La réussite des sectes évangéliques est largement calquée sur celui des télévangélistes américains. Au Brésil, leur importante présence au Parlement est liée à la progression de l’Eglise universelle du royaume de Dieu fondé en 1977 par Edir Macedo, qui a travers ses shows télévisés a réussi à créer un véritable empire économique comprenant une banque, des journaux, une trentaine de radios et un réseau de télévision qui obtient aujourd’hui les deuxièmes meilleurs scores d’audience dans le pays. Il ne cache pas son objectif : contrôler sur le long terme les « trois pouvoirs » de l’État.
 
Dilma Rousseff a essayé sans succès de séduire cette nouvelle force électorale, en nommant par exemple ministre un pasteur pentecôtiste et en offrant aux différentes églises des exemptions fiscales.
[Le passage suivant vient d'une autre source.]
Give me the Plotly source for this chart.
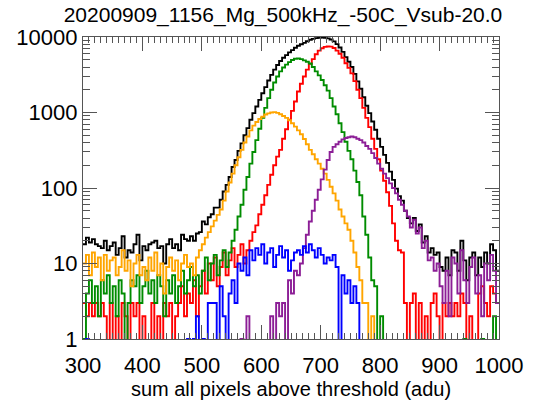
import plotly.graph_objects as go

title_text = "20200909_1156_Mg_500kHz_-50C_Vsub-20.0"
x_title = "sum all pixels above threshold (adu)"
bin_start = 300
bin_width = 5
x_ticks = [300, 400, 500, 600, 700, 800, 900, 1000]
y_tickvals = [1, 10, 100, 1000, 10000]
y_ticktext = ["1", "10", "100", "1000", "10000"]

# counts per 5-adu bin, bins 300..995
black = [
    18, 22, 19, 21, 18, 17, 16, 20, 15, 17,
    19, 13, 16, 23, 12, 15, 14, 18, 24, 11,
    17, 15, 18, 19, 20, 16, 17, 10, 18, 21,
    16, 18, 15, 24, 21, 20, 23, 20, 25, 26,
    36, 33, 41, 45, 55, 55, 70, 90, 110, 140,
    190, 235, 310, 390, 500, 620, 800, 980, 1200, 1470,
    1800, 2170, 2650, 3150, 3700, 4250, 4800, 5300, 5750, 6250,
    6700, 7200, 7650, 8000, 8350, 8800, 9200, 9450, 9650, 9750,
    9800, 9750, 9600, 9250, 8750, 8050, 7250, 6350, 5420, 4700,
    4000, 3250, 2580, 2060, 1590, 1230, 980, 760, 590, 450,
    350, 275, 215, 165, 128, 98, 78, 68, 50, 40,
    34, 40, 27, 33, 19, 23, 14, 16, 13, 14,
    9, 8, 12, 7, 15, 14, 8, 20, 11, 6,
    12, 14, 7, 12, 9, 14, 10, 18, 15, 8,
]
red = [
    3, 2, 3, 2, 3, 2, 3, 2, 0, 3,
    0, 2, 0, 3, 2, 0, 3, 2, 3, 0,
    2, 0, 0, 3, 0, 2, 0, 3, 2, 3,
    0, 2, 3, 5, 2, 4, 3, 6, 2, 5,
    8, 4, 10, 6, 12, 5, 9, 14, 7, 11,
    16, 9, 13, 18, 10, 15, 20, 26, 32, 45,
    60, 80, 110, 150, 200, 260, 320, 450, 600, 800,
    1050, 1400, 1900, 2400, 3000, 3700, 4400, 5100, 5900, 6600,
    7100, 7400, 7500, 7450, 7150, 6600, 6000, 5300, 4500, 3900,
    3300, 2600, 2000, 1550, 1150, 850, 640, 450, 330, 240,
    170, 125, 88, 58, 34, 20, 15, 14, 3, 0,
    3, 4, 0, 3, 0, 2, 0, 3, 4, 2,
    0, 3, 2, 3, 2, 3, 2, 4, 3, 0,
    2, 0, 0, 4, 5, 3, 2, 5, 4, 3,
]
green = [
    1, 4, 6, 3, 5, 2, 6, 4, 7, 3,
    5, 2, 6, 4, 0, 3, 6, 5, 7, 3,
    5, 8, 4, 6, 3, 7, 5, 2, 6, 4,
    7, 3, 5, 8, 4, 6, 9, 5, 7, 4,
    8, 12, 6, 10, 13, 7, 11, 15, 9, 14,
    20, 28, 42, 60, 95, 140, 210, 300, 430, 610,
    850, 1150, 1550, 2000, 2500, 3000, 3500, 3950, 4300, 4650,
    4950, 5150, 5200, 5100, 4900, 4700, 4450, 4000, 3500, 3100,
    2700, 2300, 1950, 1550, 1200, 950, 720, 550, 410, 310,
    240, 170, 120, 80, 42, 24, 12, 6, 5, 0,
    2, 0, 0, 0, 0, 0, 0, 0, 0, 0,
    0, 0, 0, 0, 0, 0, 0, 0, 0, 0,
    0, 0, 0, 0, 0, 0, 0, 0, 1, 0,
    0, 0, 0, 0, 1, 0, 0, 0, 2, 0,
]
orange = [
    10, 13, 7, 14, 9, 12, 6, 13, 8, 11,
    12, 7, 9, 15, 8, 11, 5, 10, 13, 7,
    9, 6, 12, 8, 14, 7, 10, 4, 9, 12,
    8, 11, 6, 10, 13, 9, 10, 7, 12, 15,
    18, 22, 26, 31, 37, 44, 52, 68, 90, 118,
    155, 200, 255, 320, 400, 480, 580, 670, 750, 820,
    880, 940, 975, 1000, 1010, 990, 950, 900, 850, 790,
    720, 650, 580, 515, 445, 380, 320, 280, 240, 210,
    180, 155, 128, 104, 85, 68, 52, 42, 34, 28,
    20, 14, 9, 6, 3, 3, 0, 2, 0, 0,
    0, 0, 0, 0, 0, 0, 0, 0, 0, 0,
    0, 0, 0, 0, 0, 0, 0, 0, 0, 0,
    0, 0, 0, 0, 0, 0, 0, 0, 0, 0,
    0, 0, 0, 0, 0, 0, 0, 0, 0, 0,
]
purple = [
    0, 0, 0, 0, 0, 0, 0, 0, 0, 0,
    0, 0, 0, 0, 0, 0, 0, 0, 0, 0,
    0, 0, 0, 0, 0, 0, 0, 0, 0, 0,
    0, 0, 0, 0, 0, 0, 0, 0, 0, 0,
    0, 0, 0, 0, 0, 0, 0, 0, 0, 0,
    0, 0, 0, 1, 0, 2, 0, 0, 0, 0,
    0, 0, 0, 2, 0, 3, 2, 3, 0, 6,
    4, 8, 7, 10, 16, 24, 36, 50, 70, 95,
    130, 175, 235, 300, 350, 380, 410, 440, 460, 470,
    480, 470, 450, 430, 400, 360, 330, 290, 250, 210,
    180, 155, 135, 115, 100, 85, 70, 60, 50, 42,
    30, 38, 25, 30, 16, 20, 11, 12, 8, 10,
    5, 3, 8, 2, 12, 10, 4, 15, 6, 3,
    9, 12, 4, 7, 2, 10, 6, 13, 8, 3,
]
blue = [
    0, 1, 0, 0, 0, 0, 0, 0, 0, 0,
    0, 0, 0, 0, 0, 0, 0, 0, 0, 0,
    0, 0, 0, 0, 0, 0, 0, 0, 0, 0,
    0, 0, 0, 0, 0, 1, 0, 1, 2, 0,
    1, 0, 3, 3, 3, 0, 5, 2, 0, 4,
    6, 3, 10, 8, 12, 7, 15, 11, 16, 13,
    18, 10, 14, 16, 9, 13, 17, 12, 15, 8,
    11, 14, 15, 13, 17, 14, 18, 15, 12, 16,
    13, 10, 12, 11, 13, 9, 0, 7, 4, 6,
    3, 5, 3, 0, 0, 0, 0, 0, 0, 0,
    0, 0, 0, 0, 0, 0, 0, 0, 0, 0,
    0, 0, 0, 0, 0, 0, 0, 0, 0, 0,
    0, 0, 0, 0, 0, 0, 0, 0, 0, 0,
    0, 0, 0, 0, 0, 0, 0, 0, 0, 0,
]

series = [
    ("black", black, "black"),
    ("red", red, "#ff0000"),
    ("green", green, "#008c00"),
    ("orange", orange, "#ffa500"),
    ("purple", purple, "#8c1e96"),
    ("blue", blue, "#0000ff"),
]

FLOOR = 0.3  # zero counts fall below the log axis and are clipped

fig = go.Figure()
for name, vals, color in series:
    n = len(vals)
    xs = [bin_start + bin_width * i for i in range(n)] + [bin_start + bin_width * n]
    ys = [v if v > 0 else FLOOR for v in vals] + [vals[-1] if vals[-1] > 0 else FLOOR]
    fig.add_trace(go.Scatter(x=xs, y=ys, mode="lines", line=dict(color=color, width=1.9, shape="hv"),
                             name=name, showlegend=False, cliponaxis=True))

axis_color = "#555555"
fig.update_layout(
    width=541, height=404,
    margin=dict(l=83, r=42, t=37, b=52),
    paper_bgcolor="white", plot_bgcolor="white",
    font=dict(family="Liberation Sans, Arial, sans-serif", color="black"),
    title=dict(text=title_text, x=283 / 541, xref="container", xanchor="center",
               y=1 - 15 / 404, yref="container", yanchor="middle", font=dict(size=21)),
    xaxis=dict(range=[300, 1000], tickvals=x_ticks, ticks="inside", ticklen=14, tickcolor=axis_color,
               tickwidth=1, showline=True, linecolor=axis_color, linewidth=1.2, mirror="ticks",
               showgrid=False, zeroline=False, tickfont=dict(size=22), ticklabelstandoff=6,
               minor=dict(dtick=10, tick0=300, ticks="inside", ticklen=6, tickcolor=axis_color, showgrid=False),
               title=dict(text=x_title, font=dict(size=20), standoff=0)),
    yaxis=dict(type="log", range=[0, 4], tickvals=y_tickvals, ticktext=y_ticktext, ticks="inside",
               ticklen=14, tickcolor=axis_color, tickwidth=1, showline=True, linecolor=axis_color,
               linewidth=1.2, mirror="ticks", showgrid=False, zeroline=False, tickfont=dict(size=22),
               minor=dict(dtick="D1", ticks="inside", ticklen=7, tickcolor=axis_color, showgrid=False)),
)

fig.write_html("out.html")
Mais ses décisions favorables au lobby LGBT – là encore, il y a eu des affaires de manuels scolaires sur l’orientation sexuelle, et aussi une initiative pour pénaliser l’« homophobie » – ont fait capoter ses manœuvres.
 
Les évangéliques se montrent aujourd’hui indispensables à la présidence du Brésil qui a besoin du concours de ces élus pour faire adopter ses projets au Congrès. Ils remplissent le vide laissé par l’effondrement de la classe politique traditionnelle au Brésil. Le prochain maire de Rio de Janeiro pourrait bien être un « évêque » de l’église universelle, Marcelo Crivella, dit-on.
 
Au Pérou, également, les évangéliques ont installé leur pouvoir depuis longtemps. C’est un pasteur baptiste, Carlos Garcia y Garcia, qui a apporté en 1990 son soutien à un inconnu : Alberto Fujimori, avant d’être récompensé par une deuxième vice-présidence. Les évangéliques devaient par la même occasion se faire octroyer en vue de cette élection de bonnes places sur les listes, obtenant alors 16 députés et quatre sénateurs aux élections législatives. L’affaire n’a pas duré, Fujimori n’ayant pas renvoyé l’ascenseur par la suite.
 

Amérique centrale : des évangéliques pour la vie

 
C’est en Amérique centrale que les églises évangéliques ont connu leur plus forte progression. Au Honduras, la proportion des catholiques était de 76 % en 1996 contre 12 % pour les évangéliques ; aujourd’hui, ces proportions représentent 47 % et 41 % respectivement. Au Guatemala, on compte déjà 40 % d’habitants identifiés comme évangéliques : l’actuel mandataire, Jimmy Morales, l’est lui aussi.
 
C’est aussi une région où le lobby évangélique a connu des victoires. Au Nicaragua, en 2006, il a contribué à faire pénaliser l’avortement thérapeutique ; en République Dominicaine, il a soutenu l’inscription dans la constitution de la « protection de la vie depuis la conception » ; au Costa Rica, grâce à son concours, la fécondation in vitro a été déclarée constitutionnelle ; le Nicaragua et la République Dominicaine ont officiellement institué la Journée de l’enfant à naître.
 
Autant de bonnes nouvelles pour la vie. Mais la situation est plus qu’inquiétante pour l’Eglise catholique, qui perd des forces vives.